Data follows below. Repeat exactly the lines between the line holding "Output the Python" and the line holding "(q_552, h_552), (q_402, h_402)]", inclusive, and nothing more; drop pictures.
## START INFORMATION SUPPLIED
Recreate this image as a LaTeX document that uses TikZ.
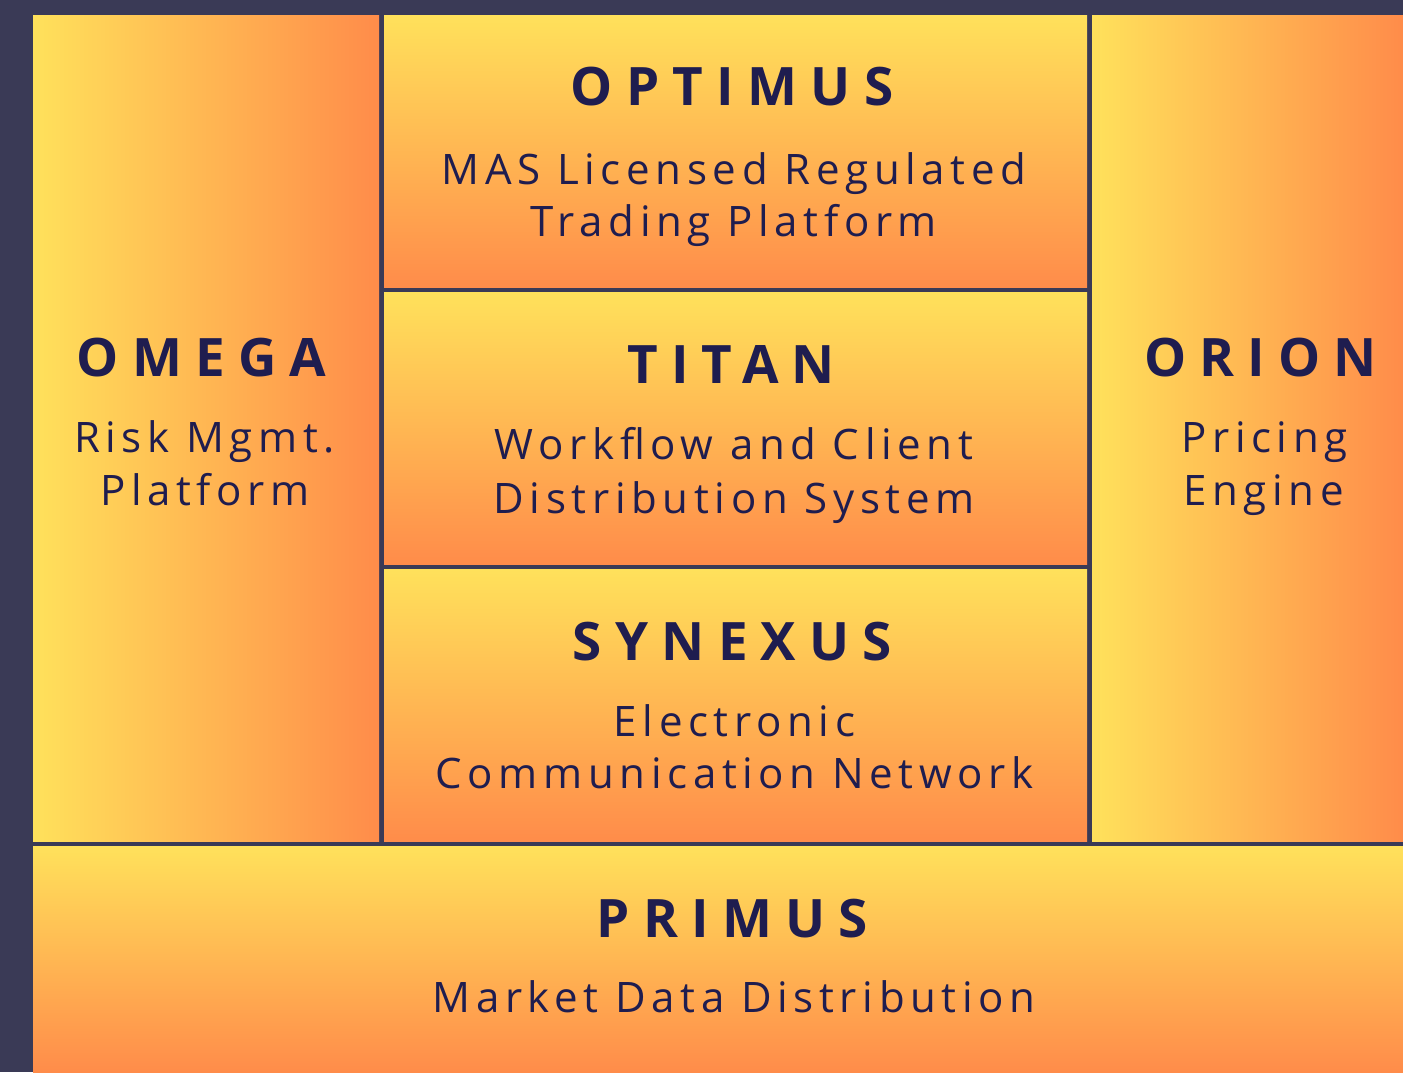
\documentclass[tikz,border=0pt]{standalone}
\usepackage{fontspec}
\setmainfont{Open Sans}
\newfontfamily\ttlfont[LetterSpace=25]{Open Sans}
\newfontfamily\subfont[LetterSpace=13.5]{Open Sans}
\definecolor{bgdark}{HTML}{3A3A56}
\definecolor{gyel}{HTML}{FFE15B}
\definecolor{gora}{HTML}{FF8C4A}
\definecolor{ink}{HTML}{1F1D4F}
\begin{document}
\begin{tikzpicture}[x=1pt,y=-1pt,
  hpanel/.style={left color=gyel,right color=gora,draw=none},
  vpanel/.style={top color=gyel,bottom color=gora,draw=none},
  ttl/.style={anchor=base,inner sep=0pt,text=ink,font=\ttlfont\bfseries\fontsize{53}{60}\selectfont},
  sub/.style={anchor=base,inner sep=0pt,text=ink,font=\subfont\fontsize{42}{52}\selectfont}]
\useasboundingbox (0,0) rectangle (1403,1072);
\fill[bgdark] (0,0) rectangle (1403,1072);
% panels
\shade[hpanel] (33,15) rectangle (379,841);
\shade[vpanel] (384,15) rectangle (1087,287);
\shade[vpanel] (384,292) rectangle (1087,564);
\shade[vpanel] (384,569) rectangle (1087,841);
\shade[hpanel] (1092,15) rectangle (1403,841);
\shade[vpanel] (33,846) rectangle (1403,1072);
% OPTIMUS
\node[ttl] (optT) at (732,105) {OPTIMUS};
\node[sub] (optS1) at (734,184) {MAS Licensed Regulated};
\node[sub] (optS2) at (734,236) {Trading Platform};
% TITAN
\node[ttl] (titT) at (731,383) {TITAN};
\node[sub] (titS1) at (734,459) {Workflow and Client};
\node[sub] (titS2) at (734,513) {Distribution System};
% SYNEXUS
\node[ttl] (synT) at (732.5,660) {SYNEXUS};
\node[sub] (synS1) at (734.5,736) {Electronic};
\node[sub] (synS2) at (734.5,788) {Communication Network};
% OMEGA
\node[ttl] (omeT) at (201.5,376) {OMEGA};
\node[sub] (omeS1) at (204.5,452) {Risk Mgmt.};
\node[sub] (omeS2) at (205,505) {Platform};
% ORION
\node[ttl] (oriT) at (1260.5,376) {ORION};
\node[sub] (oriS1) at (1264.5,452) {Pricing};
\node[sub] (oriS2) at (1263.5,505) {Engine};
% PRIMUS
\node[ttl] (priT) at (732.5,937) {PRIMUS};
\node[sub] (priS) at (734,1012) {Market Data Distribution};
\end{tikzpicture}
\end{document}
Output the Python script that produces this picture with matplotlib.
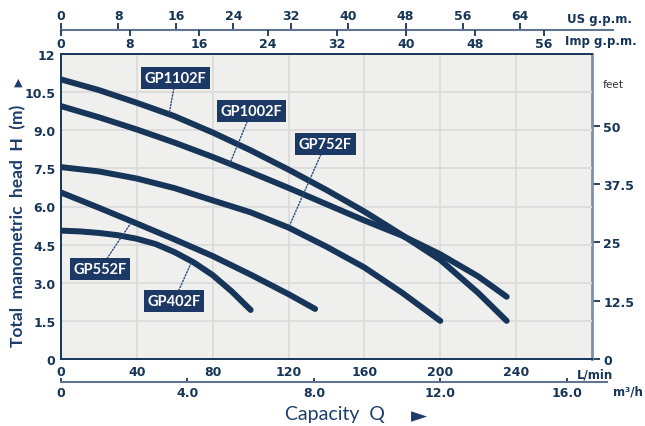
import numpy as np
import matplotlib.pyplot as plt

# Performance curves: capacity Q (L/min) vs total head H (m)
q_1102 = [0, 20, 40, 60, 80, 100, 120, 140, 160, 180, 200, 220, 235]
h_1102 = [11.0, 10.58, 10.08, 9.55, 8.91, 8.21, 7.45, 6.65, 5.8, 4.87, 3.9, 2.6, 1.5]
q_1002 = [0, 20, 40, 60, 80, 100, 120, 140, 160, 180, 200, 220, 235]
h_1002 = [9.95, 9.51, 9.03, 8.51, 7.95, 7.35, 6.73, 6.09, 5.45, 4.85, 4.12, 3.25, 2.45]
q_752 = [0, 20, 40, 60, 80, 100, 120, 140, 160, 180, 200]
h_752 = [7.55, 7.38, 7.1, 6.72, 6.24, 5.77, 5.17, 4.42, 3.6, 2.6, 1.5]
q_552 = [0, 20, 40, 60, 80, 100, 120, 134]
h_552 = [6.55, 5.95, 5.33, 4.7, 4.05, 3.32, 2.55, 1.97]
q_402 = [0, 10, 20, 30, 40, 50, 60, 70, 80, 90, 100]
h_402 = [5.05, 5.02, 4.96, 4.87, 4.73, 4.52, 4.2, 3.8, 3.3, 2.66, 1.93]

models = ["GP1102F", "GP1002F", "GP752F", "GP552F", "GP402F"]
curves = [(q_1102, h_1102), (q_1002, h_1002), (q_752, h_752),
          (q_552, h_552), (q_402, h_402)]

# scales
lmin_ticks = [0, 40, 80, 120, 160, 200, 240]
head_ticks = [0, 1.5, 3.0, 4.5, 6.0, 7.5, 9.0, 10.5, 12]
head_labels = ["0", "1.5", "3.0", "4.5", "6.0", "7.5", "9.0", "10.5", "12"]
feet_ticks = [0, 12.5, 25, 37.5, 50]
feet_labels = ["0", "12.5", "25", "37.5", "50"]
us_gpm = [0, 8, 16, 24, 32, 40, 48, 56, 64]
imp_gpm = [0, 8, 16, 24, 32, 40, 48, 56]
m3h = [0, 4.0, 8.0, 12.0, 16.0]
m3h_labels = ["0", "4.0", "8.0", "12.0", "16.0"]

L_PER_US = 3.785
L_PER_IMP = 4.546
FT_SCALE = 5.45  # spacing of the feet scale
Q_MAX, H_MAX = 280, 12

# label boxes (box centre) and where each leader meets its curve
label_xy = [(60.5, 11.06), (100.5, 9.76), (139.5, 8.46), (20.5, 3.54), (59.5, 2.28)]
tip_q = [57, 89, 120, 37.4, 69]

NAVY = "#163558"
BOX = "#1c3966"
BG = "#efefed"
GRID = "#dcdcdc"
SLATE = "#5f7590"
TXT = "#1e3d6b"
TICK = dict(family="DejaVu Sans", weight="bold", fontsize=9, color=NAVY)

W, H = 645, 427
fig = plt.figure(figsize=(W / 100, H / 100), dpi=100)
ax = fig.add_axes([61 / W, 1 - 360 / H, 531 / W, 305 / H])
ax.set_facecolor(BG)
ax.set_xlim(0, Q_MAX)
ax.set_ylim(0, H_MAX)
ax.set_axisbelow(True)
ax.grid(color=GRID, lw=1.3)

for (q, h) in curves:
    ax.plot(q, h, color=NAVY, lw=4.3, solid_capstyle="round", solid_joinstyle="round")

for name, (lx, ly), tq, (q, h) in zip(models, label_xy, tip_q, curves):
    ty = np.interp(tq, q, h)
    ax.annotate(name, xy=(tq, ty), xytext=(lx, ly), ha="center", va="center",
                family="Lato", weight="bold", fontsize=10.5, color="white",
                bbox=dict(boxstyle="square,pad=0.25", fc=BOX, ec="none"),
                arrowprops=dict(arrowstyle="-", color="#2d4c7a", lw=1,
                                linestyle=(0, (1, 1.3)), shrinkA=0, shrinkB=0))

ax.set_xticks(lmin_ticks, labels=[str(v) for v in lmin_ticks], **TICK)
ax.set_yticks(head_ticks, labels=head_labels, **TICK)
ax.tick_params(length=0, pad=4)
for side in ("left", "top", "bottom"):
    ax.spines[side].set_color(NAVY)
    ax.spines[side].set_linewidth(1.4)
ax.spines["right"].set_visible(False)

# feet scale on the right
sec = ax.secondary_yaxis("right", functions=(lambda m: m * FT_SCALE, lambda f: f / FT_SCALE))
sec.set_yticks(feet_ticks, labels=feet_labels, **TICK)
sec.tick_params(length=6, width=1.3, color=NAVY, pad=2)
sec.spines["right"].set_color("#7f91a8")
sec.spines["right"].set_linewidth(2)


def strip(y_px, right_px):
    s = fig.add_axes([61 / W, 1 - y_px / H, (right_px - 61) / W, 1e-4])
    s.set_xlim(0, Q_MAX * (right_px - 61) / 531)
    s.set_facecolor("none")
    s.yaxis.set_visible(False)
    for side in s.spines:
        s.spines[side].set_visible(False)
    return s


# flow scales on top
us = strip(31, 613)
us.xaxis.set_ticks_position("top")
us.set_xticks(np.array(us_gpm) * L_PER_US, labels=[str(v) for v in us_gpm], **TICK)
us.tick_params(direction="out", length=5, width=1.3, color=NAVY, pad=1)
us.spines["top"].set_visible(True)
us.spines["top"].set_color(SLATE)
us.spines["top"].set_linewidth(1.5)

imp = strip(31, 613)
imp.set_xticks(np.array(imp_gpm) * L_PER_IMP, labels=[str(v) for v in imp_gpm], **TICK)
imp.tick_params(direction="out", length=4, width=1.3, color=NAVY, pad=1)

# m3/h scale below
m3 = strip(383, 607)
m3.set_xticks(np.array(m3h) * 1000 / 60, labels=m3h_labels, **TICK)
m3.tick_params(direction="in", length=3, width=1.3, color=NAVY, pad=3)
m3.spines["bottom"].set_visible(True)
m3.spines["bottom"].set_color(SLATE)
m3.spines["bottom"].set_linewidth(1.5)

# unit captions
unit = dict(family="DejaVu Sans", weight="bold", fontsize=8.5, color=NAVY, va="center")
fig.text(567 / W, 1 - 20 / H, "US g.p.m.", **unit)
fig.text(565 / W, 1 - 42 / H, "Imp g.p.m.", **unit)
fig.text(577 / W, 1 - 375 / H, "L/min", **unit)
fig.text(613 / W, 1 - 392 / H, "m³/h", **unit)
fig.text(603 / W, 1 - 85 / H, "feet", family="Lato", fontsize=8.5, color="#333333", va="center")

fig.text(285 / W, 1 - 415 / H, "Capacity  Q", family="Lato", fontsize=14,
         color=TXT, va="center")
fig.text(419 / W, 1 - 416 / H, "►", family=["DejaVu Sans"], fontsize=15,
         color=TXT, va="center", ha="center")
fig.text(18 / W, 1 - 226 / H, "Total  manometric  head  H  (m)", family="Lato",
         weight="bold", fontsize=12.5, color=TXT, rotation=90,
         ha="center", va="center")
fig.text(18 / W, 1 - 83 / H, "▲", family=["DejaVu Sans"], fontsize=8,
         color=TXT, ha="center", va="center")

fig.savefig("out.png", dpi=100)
## END INFORMATION SUPPLIED
*FULL SOLUTION*
Output the Python script that produces this picture with matplotlib.
import numpy as np
import matplotlib.pyplot as plt

# Performance curves: capacity Q (L/min) vs total head H (m)
q_1102 = [0, 20, 40, 60, 80, 100, 120, 140, 160, 180, 200, 220, 235]
h_1102 = [11.0, 10.58, 10.08, 9.55, 8.91, 8.21, 7.45, 6.65, 5.8, 4.87, 3.9, 2.6, 1.5]
q_1002 = [0, 20, 40, 60, 80, 100, 120, 140, 160, 180, 200, 220, 235]
h_1002 = [9.95, 9.51, 9.03, 8.51, 7.95, 7.35, 6.73, 6.09, 5.45, 4.85, 4.12, 3.25, 2.45]
q_752 = [0, 20, 40, 60, 80, 100, 120, 140, 160, 180, 200]
h_752 = [7.55, 7.38, 7.1, 6.72, 6.24, 5.77, 5.17, 4.42, 3.6, 2.6, 1.5]
q_552 = [0, 20, 40, 60, 80, 100, 120, 134]
h_552 = [6.55, 5.95, 5.33, 4.7, 4.05, 3.32, 2.55, 1.97]
q_402 = [0, 10, 20, 30, 40, 50, 60, 70, 80, 90, 100]
h_402 = [5.05, 5.02, 4.96, 4.87, 4.73, 4.52, 4.2, 3.8, 3.3, 2.66, 1.93]

models = ["GP1102F", "GP1002F", "GP752F", "GP552F", "GP402F"]
curves = [(q_1102, h_1102), (q_1002, h_1002), (q_752, h_752),
          (q_552, h_552), (q_402, h_402)]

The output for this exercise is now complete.